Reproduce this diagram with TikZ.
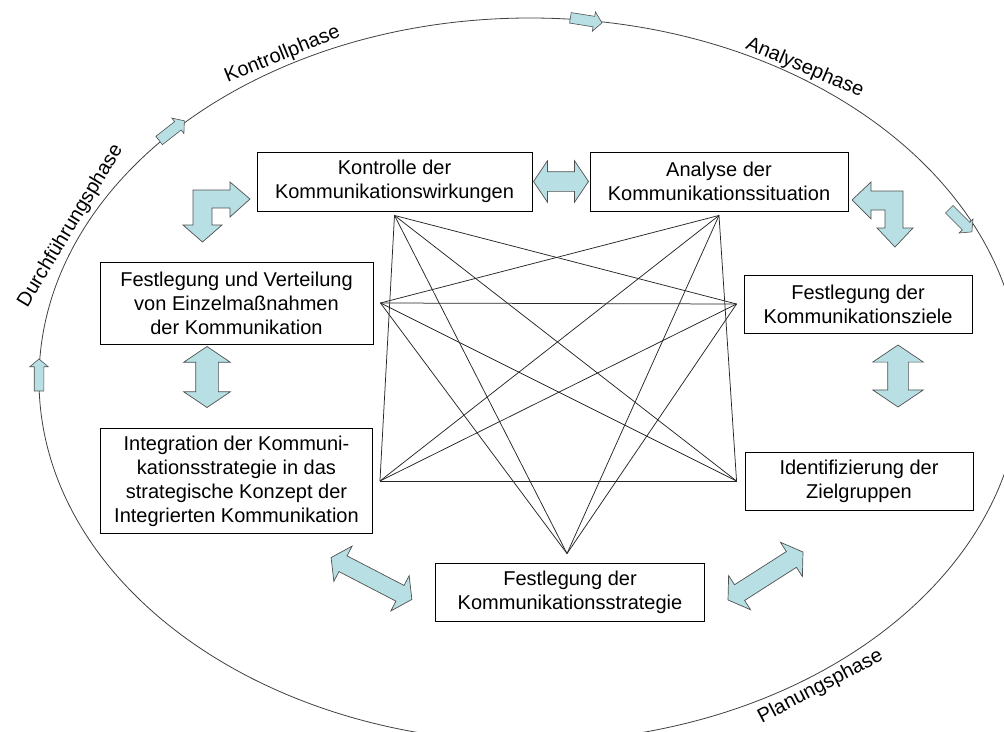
\documentclass[tikz,border=0pt]{standalone}
\usepackage{fontspec}
\setmainfont{Liberation Sans}
\usetikzlibrary{shapes.arrows, calc}
\definecolor{pfeilfill}{HTML}{B8E0E4}
\definecolor{pfeilrand}{HTML}{505050}

\begin{document}
\begin{tikzpicture}[x=1pt, y=-1pt,
  every node/.style={font=\fontsize{20}{24}\selectfont},
  box/.style={draw, line width=0.9pt, align=center, inner sep=0pt},
  link/.style={line width=0.75pt, black!85},
  dbl/.style={double arrow, draw=pfeilrand, fill=pfeilfill, line width=0.7pt,
              inner xsep=0pt, double arrow tip angle=112},
  sgl/.style={single arrow, draw=pfeilrand, fill=pfeilfill, line width=0.6pt,
              inner xsep=0pt, inner ysep=5pt, single arrow head extend=4.5pt,
              single arrow tip angle=100, minimum height=32pt},
  bent/.style={draw=pfeilrand, fill=pfeilfill, line width=0.7pt},
  phase/.style={inner sep=2.5pt}
]
\useasboundingbox (0,0) rectangle (1004,731);
\draw[line width=0.8pt, black!75] (530,380) ellipse [x radius=491pt, y radius=362pt];

\node[box, minimum width=275pt, minimum height=59pt] (kontrolle) at (394.5,181.5) {Kontrolle der\\Kommunikationswirkungen};
\node[box, minimum width=258pt, minimum height=59pt] (analyse) at (719,181.5) {Analyse der\\Kommunikationssituation};
\node[box, minimum width=273pt, minimum height=82pt] (massnahmen) at (236.5,303) {Festlegung und Verteilung\\von Einzelmaßnahmen\\der Kommunikation};
\node[box, minimum width=228pt, minimum height=58pt] (ziele) at (858,304) {Festlegung der\\Kommunikationsziele};
\node[box, minimum width=272pt, minimum height=105pt] (integration) at (236.5,481) {Integration der Kommuni-\\kationsstrategie in das\\strategische Konzept der\\Integrierten Kommunikation};
\node[box, minimum width=228pt, minimum height=58pt] (zielgruppen) at (859,481) {Identifizierung der\\Zielgruppen};
\node[box, minimum width=269pt, minimum height=58pt] (strategie) at (570,592) {Festlegung der\\Kommunikationsstrategie};

\coordinate (pk) at ([yshift=-4pt]kontrolle.south);
\coordinate (pa) at ([yshift=-4pt]analyse.south);
\coordinate (pm) at ([xshift=7pt]massnahmen.east);
\coordinate (pz) at ([xshift=-7pt]ziele.west);
\coordinate (pi) at ([xshift=7pt]integration.east);
\coordinate (pg) at ([xshift=-8pt]zielgruppen.west);
\coordinate (ps) at ([xshift=-3pt, yshift=9pt]strategie.north);
\foreach \a/\b in {pk/pi, pk/ps, pk/pg, pk/pz, pa/pg, pa/ps, pa/pi, pa/pm,
                   pm/pz, pm/pg, pm/ps, pz/pi, pz/ps, pi/pg}
  \draw[link] (\a) -- (\b);

\node[dbl, minimum height=55pt, inner ysep=9.5pt, double arrow head extend=11pt] (ka) at ($(kontrolle.east)!0.5!(analyse.west)$) {};
\node[dbl, minimum height=61pt, inner ysep=11pt, double arrow head extend=12pt, rotate=90] (mi) at (207,377) {};
\node[dbl, minimum height=62pt, inner ysep=10pt, double arrow head extend=15pt, rotate=90] (zz) at (898,376) {};
\node[dbl, minimum height=91pt, inner ysep=8.5pt, double arrow head extend=11pt, rotate=-27.4] (is) at (371.5,578.5) {};
\node[dbl, minimum height=89pt, inner ysep=9pt, double arrow head extend=11pt, rotate=32.6] (gs) at (765.5,576) {};

\draw[bent] (250,199) -- (230,182) -- (230,190) -- (193,190) -- (193,225) -- (183,225) -- (202.5,242)
  -- (222,225) -- (212,225) -- (212,208) -- (230,208) -- (230,217) -- cycle;
\draw[bent] (852,200) -- (871,182) -- (871,191) -- (903,191) -- (903,228) -- (913,228) -- (895,247)
  -- (877,228) -- (885,228) -- (885,210) -- (871,210) -- (871,219) -- cycle;

\node[sgl, rotate=-9] (s1) at (584,20) {};
\node[sgl, rotate=38] (s2) at (170,132) {};
\node[sgl, rotate=-45] (s3) at (959,219) {};
\node[sgl, rotate=90, inner ysep=4.5pt] (s4) at (39,377) {};

\node[phase, anchor=south, rotate=22] (kontrollphase) at (287,66) {Kontrollphase};
\node[phase, anchor=south, rotate=-23] (analysephase) at (800,79) {Analysephase};
\node[phase, anchor=south, rotate=59] (durchfuehrung) at (81,232) {Durchführungsphase};
\node[phase, anchor=north, rotate=27.7] (planungsphase) at (815,676) {Planungsphase};
\end{tikzpicture}
\end{document}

* * * *

Stated problem - Pictures excluded, repeat exactly the lines from the top of the material through the line with "radius=491pt, y radius=362pt];", including both of those lines.

The result -
Reproduce this diagram with TikZ.
\documentclass[tikz,border=0pt]{standalone}
\usepackage{fontspec}
\setmainfont{Liberation Sans}
\usetikzlibrary{shapes.arrows, calc}
\definecolor{pfeilfill}{HTML}{B8E0E4}
\definecolor{pfeilrand}{HTML}{505050}

\begin{document}
\begin{tikzpicture}[x=1pt, y=-1pt,
  every node/.style={font=\fontsize{20}{24}\selectfont},
  box/.style={draw, line width=0.9pt, align=center, inner sep=0pt},
  link/.style={line width=0.75pt, black!85},
  dbl/.style={double arrow, draw=pfeilrand, fill=pfeilfill, line width=0.7pt,
              inner xsep=0pt, double arrow tip angle=112},
  sgl/.style={single arrow, draw=pfeilrand, fill=pfeilfill, line width=0.6pt,
              inner xsep=0pt, inner ysep=5pt, single arrow head extend=4.5pt,
              single arrow tip angle=100, minimum height=32pt},
  bent/.style={draw=pfeilrand, fill=pfeilfill, line width=0.7pt},
  phase/.style={inner sep=2.5pt}
]
\useasboundingbox (0,0) rectangle (1004,731);
\draw[line width=0.8pt, black!75] (530,380) ellipse [x radius=491pt, y radius=362pt];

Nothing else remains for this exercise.